Greetings … We received your letter and assistance, for which we are very grateful and appreciative. A big thank you to you. God willing, God should bless you in return in large measure…. please forgive me for the brief delay in my reply. I have been sick for a whole month. To all my ailments there has now been added high blood pressure, “hypertonia,” which is not easily treated.
… you asked me to tell you about our life before the evacuation and during the evacuation. I didn’t want to remember the terrible sufferings I lived through and I especially don’t want such terrible suffering ever to be repeated. I have never told all of this to anyone. It is terrifying.
When we were evacuated, at the train station they heaped us on (primitive) platform-cars, on which they loaded people, loaded so many that there wasn’t even room for a needle or pin. As we traveled along the route, German soldiers pursued and shot at us. The train would stop now and then and whoever dared would quickly jump off and run into the woods-those remained alive. When the shooting stopped we returned to our platforms. On the platforms we found killed and wounded people, the majority of them children and old people who hadn’t managed to escape from the shooting.
They transported us to the northern Caucasus, to the Krasnodar Region, and from there they transported us to a kolkhoz (collective farm). There we worked for almost three months. During this time they managed to take my father into the real army, to the front. The Germans were approaching and beginning to seize the northern Caucasus, so we had to be evacuated a second time. This time they transported us to Central Asia, to the Uzbek Republic.

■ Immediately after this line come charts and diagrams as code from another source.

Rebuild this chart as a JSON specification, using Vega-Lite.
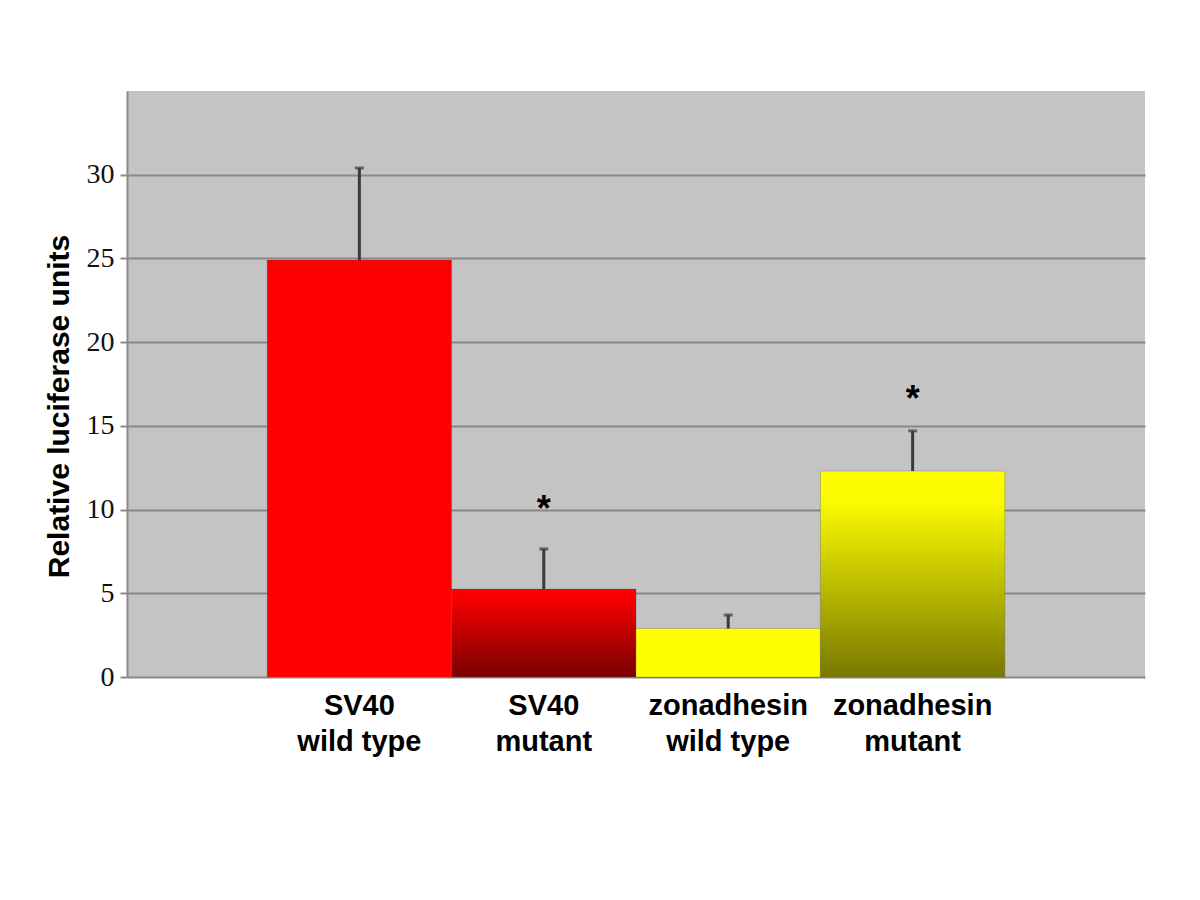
{
  "$schema": "https://vega.github.io/schema/vega-lite/v6.json",
  "width": 1018,
  "height": 586,
  "autosize": "none",
  "padding": {"left": 127, "top": 91, "right": 55, "bottom": 223},
  "background": "white",
  "config": {"view": {"fill": "#C4C4C4", "stroke": null}},
  "data": {
    "values": [
      {"group": "SV40|wild type", "value": 24.9, "upper": 30.4, "star": null},
      {"group": "SV40|mutant", "value": 5.25, "upper": 7.65, "star": "*", "starpos": 10.2},
      {"group": "zonadhesin|wild type", "value": 2.9, "upper": 3.7, "star": null},
      {"group": "zonadhesin|mutant", "value": 12.3, "upper": 14.7, "star": "*", "starpos": 16.8}
    ]
  },
  "encoding": {
    "x": {
      "field": "group",
      "type": "nominal",
      "sort": null,
      "scale": {"paddingInner": 0, "paddingOuter": 0.76},
      "axis": {
        "title": null,
        "labelAngle": 0,
        "labelExpr": "split(datum.value, '|')",
        "labelFont": "Liberation Sans Narrow, Arial Narrow, Liberation Sans",
        "labelFontWeight": "bold",
        "labelFontSize": 29,
        "labelLineHeight": 36,
        "labelColor": "black",
        "labelPadding": 14,
        "domain": false,
        "ticks": false,
        "grid": false
      }
    }
  },
  "layer": [
    {
      "mark": {"type": "bar", "stroke": "#555555", "strokeWidth": 0.6, "strokeOpacity": 0.5},
      "encoding": {
        "y": {
          "field": "value",
          "type": "quantitative",
          "scale": {"domain": [0, 35], "nice": false},
          "axis": {
            "values": [0, 5, 10, 15, 20, 25, 30],
            "title": "Relative luciferase units",
            "titleFont": "Liberation Sans",
            "titleFontWeight": "bold",
            "titleFontSize": 30,
            "titleColor": "black",
            "titlePadding": 12,
            "titleY": 315,
            "labelFont": "Liberation Serif",
            "labelFontSize": 28,
            "labelColor": "#111111",
            "labelPadding": 6,
            "tickSize": 7,
            "tickColor": "#8a8a8a",
            "tickWidth": 2,
            "domainColor": "#8a8a8a",
            "domainWidth": 2,
            "gridColor": "#888888",
            "gridWidth": 2
          }
        },
        "color": {
          "condition": [
            {"test": "datum.group == 'SV40|mutant'", "value": {"gradient": "linear", "x1": 0, "y1": 0, "x2": 0, "y2": 1, "stops": [{"offset": 0, "color": "#FF0000"}, {"offset": 0.1, "color": "#F80000"}, {"offset": 1, "color": "#780000"}]}},
            {"test": "datum.group == 'zonadhesin|mutant'", "value": {"gradient": "linear", "x1": 0, "y1": 0, "x2": 0, "y2": 1, "stops": [{"offset": 0, "color": "#FFFF00"}, {"offset": 0.15, "color": "#FAFA00"}, {"offset": 1, "color": "#787800"}]}},
            {"test": "datum.group == 'zonadhesin|wild type'", "value": "#FFFF00"}
          ],
          "value": "#FF0000"
        }
      }
    },
    {
      "mark": {"type": "rule", "color": "#3a3a3a", "strokeWidth": 3},
      "encoding": {
        "y": {"field": "value", "type": "quantitative"},
        "y2": {"field": "upper"}
      }
    },
    {
      "mark": {"type": "tick", "color": "#3a3a3a", "thickness": 3, "size": 9},
      "encoding": {
        "y": {"field": "upper", "type": "quantitative"}
      }
    },
    {
      "mark": {"type": "text", "font": "Liberation Sans", "fontWeight": "bold", "fontSize": 36, "color": "black", "baseline": "middle", "dy": 4},
      "encoding": {
        "y": {"field": "starpos", "type": "quantitative"},
        "text": {"field": "star"}
      }
    }
  ]
}
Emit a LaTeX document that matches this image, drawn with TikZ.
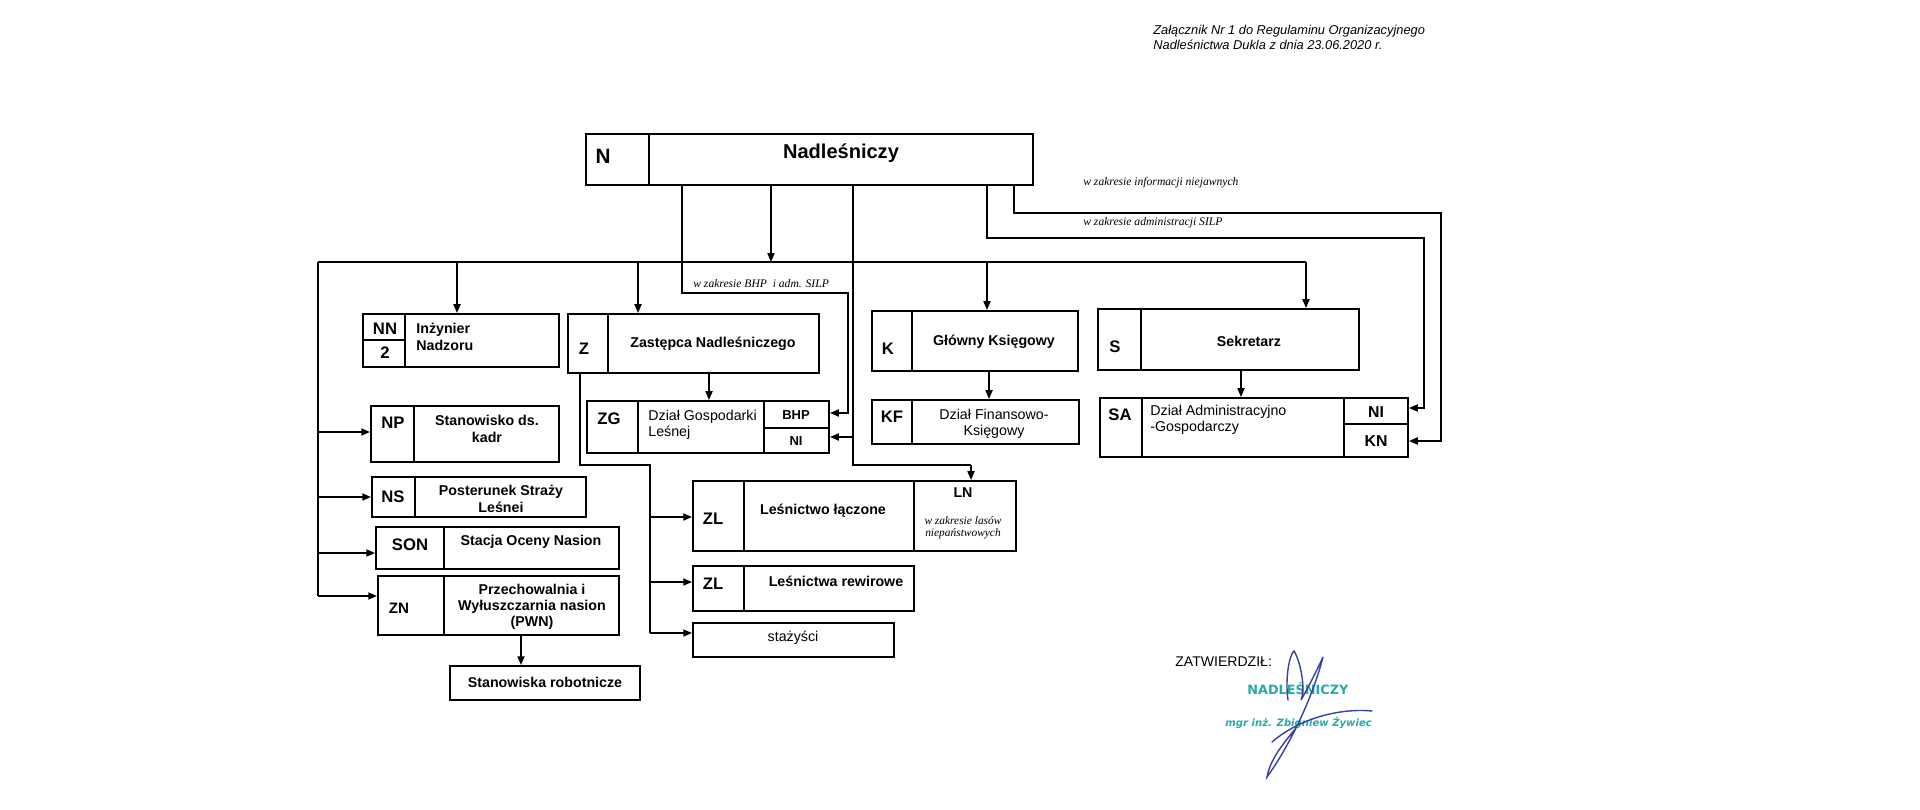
\documentclass[tikz,border=0pt]{standalone}
\usepackage{fontspec}
\setmainfont{Liberation Sans}
\newfontfamily\tnr{Liberation Serif}
\newfontfamily\dvs{DejaVu Sans}
\usetikzlibrary{arrows.meta,fit}
\newcommand\myfs[2]{\fontsize{#1}{#2}\selectfont}
\definecolor{stamp}{RGB}{40,170,170}
\definecolor{sigblue}{RGB}{55,65,165}
\begin{document}
\begin{tikzpicture}[x=0.02cm,y=-0.02cm,
  box/.style={draw,line width=1.1pt,inner sep=0pt},
  ln/.style={line width=0.9pt},
  arr/.style={line width=0.9pt,-{Triangle[length=5pt,width=4pt]}},
  lbl/.style={font=\bfseries\myfs{8.1}{9.4},align=center,inner sep=0pt},
  lbll/.style={font=\bfseries\myfs{8.1}{9.6},align=left,inner sep=0pt,anchor=west},
  reg/.style={font=\myfs{8.1}{9.2},align=center,inner sep=0pt},
  regl/.style={font=\myfs{8.1}{9.0},align=left,inner sep=0pt,anchor=west},
  code/.style={font=\bfseries\myfs{9.5}{11},inner sep=0pt},
  small/.style={font=\bfseries\myfs{7.4}{9},inner sep=0pt},
  note/.style={font=\tnr\itshape\myfs{6.6}{7},inner sep=0pt,anchor=west},
  notec/.style={font=\tnr\itshape\myfs{6.5}{7},inner sep=0pt,align=center}]
\useasboundingbox[fill=white] (0,0) rectangle (1920,810);

% header
\node[font=\itshape\myfs{7.3}{8.2},align=left,anchor=north west,inner sep=0pt] (hdr) at (1153,25)
  {Załącznik Nr 1 do Regulaminu Organizacyjnego\\Nadleśnictwa Dukla z dnia 23.06.2020 r.};

% ---------- boxes ----------
\node[box,fit={(586,134) (1033,185)}] (N) {};
\draw[ln] (649,134) -- (649,185);
\node[code,font=\bfseries\myfs{11.8}{13}] (Nc) at (603,156) {N};
\node[lbl,font=\bfseries\myfs{11.4}{13}] (Nt) at (841,153) {Nadleśniczy};

\node[box,fit={(363,314) (559,367)}] (NN) {};
\draw[ln] (405,314) -- (405,367) (363,340) -- (405,340);
\node[code] (NNc) at (385,329) {NN};
\node[code] (NN2) at (385,353) {2};
\node[lbll] (NNt) at (416,337) {Inżynier\\Nadzoru};

\node[box,fit={(568,314) (819,373)}] (Z) {};
\draw[ln] (608,314) -- (608,373);
\node[code] (Zc) at (584,349) {Z};
\node[lbl] (Zt) at (713,344) {Zastępca Nadleśniczego};

\node[box,fit={(587,401) (829,453)}] (ZG) {};
\draw[ln] (638,401) -- (638,453) (764,401) -- (764,453) (764,428) -- (829,428);
\node[code] (ZGc) at (609,419) {ZG};
\node[regl] (ZGt) at (648,425) {Dział Gospodarki\\Leśnej};
\node[small] (ZGb) at (796,415) {BHP};
\node[small] (ZGn) at (796,441) {NI};

\node[box,fit={(872,311) (1078,371)}] (K) {};
\draw[ln] (912,311) -- (912,371);
\node[code] (Kc) at (888,349) {K};
\node[lbl] (Kt) at (994,342) {Główny Księgowy};

\node[box,fit={(872,400) (1079,444)}] (KF) {};
\draw[ln] (912,400) -- (912,444);
\node[code] (KFc) at (892,417) {KF};
\node[reg] (KFt) at (994,424) {Dział Finansowo-\\Księgowy};

\node[box,fit={(1098,309) (1359,370)}] (S) {};
\draw[ln] (1141,309) -- (1141,370);
\node[code] (Sc) at (1115,347) {S};
\node[lbl] (St) at (1249,341) {Sekretarz};

\node[box,fit={(1100,398) (1408,457)}] (SA) {};
\draw[ln] (1142,398) -- (1142,457) (1344,398) -- (1344,457) (1344,424) -- (1408,424);
\node[code] (SAc) at (1120,415) {SA};
\node[regl] (SAt) at (1150,420) {Dział Administracyjno\\-Gospodarczy};
\node[code,font=\bfseries\myfs{9}{10}] (SAn) at (1376,412) {NI};
\node[code,font=\bfseries\myfs{9}{10}] (SAk) at (1376,441) {KN};

\node[box,fit={(371,406) (559,462)}] (NP) {};
\draw[ln] (414,406) -- (414,462);
\node[code] (NPc) at (393,423) {NP};
\node[lbl] (NPt) at (487,429) {Stanowisko ds.\\kadr};

\node[box,fit={(372,477) (586,517)}] (NS) {};
\draw[ln] (415,477) -- (415,517);
\node[code] (NSc) at (393,497) {NS};
\node[lbl] (NSt) at (501,499) {Posterunek Straży\\Leśnei};

\node[box,fit={(376,527) (619,569)}] (SON) {};
\draw[ln] (444,527) -- (444,569);
\node[code] (SONc) at (410,545) {SON};
\node[lbl] (SONt) at (531,542) {Stacja Oceny Nasion};

\node[box,fit={(378,576) (619,635)}] (ZN) {};
\draw[ln] (444,576) -- (444,635);
\node[code,font=\bfseries\myfs{8.6}{10}] (ZNc) at (399,608) {ZN};
\node[lbl,font=\bfseries\myfs{8.1}{9.1}] (ZNt) at (532,607) {Przechowalnia i\\Wyłuszczarnia nasion\\(PWN)};

\node[box,fit={(450,666) (640,700)}] (SR) {};
\node[lbl] (SRt) at (545,682) {Stanowiska robotnicze};

\node[box,fit={(693,481) (1016,551)}] (ZL1) {};
\draw[ln] (744,481) -- (744,551) (914,481) -- (914,551);
\node[code] (ZL1c) at (713,519) {ZL};
\node[lbl] (ZL1t) at (823,511) {Leśnictwo łączone};
\node[lbl] (LN) at (963,493) {LN};
\node[notec] (LNt) at (963,528) {w zakresie lasów\\niepaństwowych};

\node[box,fit={(693,566) (914,611)}] (ZL2) {};
\draw[ln] (744,566) -- (744,611);
\node[code] (ZL2c) at (713,584) {ZL};
\node[lbl] (ZL2t) at (836,581) {Leśnictwa rewirowe};

\node[box,fit={(693,623) (894,657)}] (ST) {};
\node[reg] (STt) at (793,638) {stażyści};

% ---------- connectors ----------
\coordinate (busL) at (318,262);
\coordinate (busR) at (1306,262);
\draw[ln] (busL) -- (busR);
\draw[arr] (N.south -| 771,0) -- (771,262);
\draw[arr] (457,262) -- (NN.north -| 457,0);
\draw[arr] (638,262) -- (Z.north -| 638,0);
\draw[arr] (987,262) -- (K.north -| 987,0);
\draw[arr] (busR) -- (S.north -| busR);

\draw[ln] (busL) -- (318,596);
\draw[arr] (318,432) -- (NP.west |- 0,432);
\draw[arr] (318,497) -- (NS.west |- 0,497);
\draw[arr] (318,553) -- (SON.west |- 0,553);
\draw[arr] (318,596) -- (ZN.west |- 0,596);

% BHP i adm. SILP
\draw[arr] (N.south -| 682,0) |- (848,293) |- (ZG.east |- 0,413);
\node[note] (lbhp) at (693,284) {w zakresie BHP \ i adm. SILP};
% N -> NI (ZG) and LN
\draw[ln] (N.south -| 853,0) |- (971,465);
\draw[arr] (971,465) -- (ZL1.north -| 971,0);
\draw[arr] (853,437) -- (ZG.east |- 0,437);
% right loops
\draw[arr] (N.south -| 987,0) |- (1424,238) |- (SA.east |- 0,408);
\draw[arr] (N.south -| 1014,0) |- (1441,213) |- (SA.east |- 0,441);
\node[note] (linf) at (1083,183) {w zakresie informacji niejawnych};
\node[note] (lsilp) at (1083,223) {w zakresie administracji SILP};

% sub-arrows
\draw[arr] (Z.south -| 709,0) -- (ZG.north -| 709,0);
\draw[arr] (K.south -| 989,0) -- (KF.north -| 989,0);
\draw[arr] (S.south -| 1241,0) -- (SA.north -| 1241,0);
\draw[arr] (ZN.south -| 521,0) -- (SR.north -| 521,0);

% Z -> Leśnictwa
\draw[ln] (Z.south -| 580,0) |- (650,465) -- (650,633);
\draw[arr] (650,517) -- (ZL1.west |- 0,517);
\draw[arr] (650,582) -- (ZL2.west |- 0,582);
\draw[arr] (650,633) -- (ST.west |- 0,633);

% ---------- approval ----------
\node[font=\myfs{8}{9},anchor=west,inner sep=0pt] (zatw) at (1175,662) {ZATWIERDZIŁ:};
\node[font=\dvs\bfseries\myfs{7.3}{9},text=stamp,anchor=west,inner sep=0pt] (stp) at (1247,689) {NADLEŚNICZY};
\node[font=\dvs\bfseries\itshape\myfs{5.75}{8},text=stamp,anchor=west,inner sep=0pt] (stn) at (1225,723) {mgr inż. Zbigniew Żywiec};
\draw[sigblue,line width=0.8pt,line cap=round]
  (1288,700) .. controls (1285,680) and (1289,655) .. (1294,651)
  .. controls (1300,660) and (1306,688) .. (1301,700)
  .. controls (1308,688) and (1318,668) .. (1323,657)
  .. controls (1312,700) and (1288,748) .. (1267,777)
  .. controls (1270,760) and (1282,745) .. (1296,728);
\draw[sigblue,line width=0.8pt,line cap=round]
  (1272,742) .. controls (1300,718) and (1340,708) .. (1372,711);
\end{tikzpicture}
\end{document}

When we arrived in Central Asia, they also took us by [cart or transport] to the kolkhoz. There we were set to work picking cotton, for which they gave each of us about 200 grams a day of [some partially inedible remainder] of rice, [“kurmak”]. We prepared these [by moistening] and cooked them twice a day. We boiled water in a pot and sprinkled in two or three tablespoons of this so-called [kurmak]. This was all we had every single day and people were starving from hunger, were drying up and dying of hunger like flies. Our mother died at this time, from starvation. She wasn’t even 40 years old, and it happened on Purim in 1942.
After the death of my mother we, that is my younger sister Sonia and I, became ill with typhus, and my sister and I were put in the district hospital of the town of Bulungur, about 30 kilometers from Samarkand. When we recovered, we didn’t return to the kolkhoz. We remained in the district and studied, and for studying and working they gave us 400 grams of bread. In this way we survived the evacuation.
With this I will close. Write, ask, and I will answer. Stay alive and well. We wish you and your family and your dear ones health, happiness and success. May God bring all this to pass.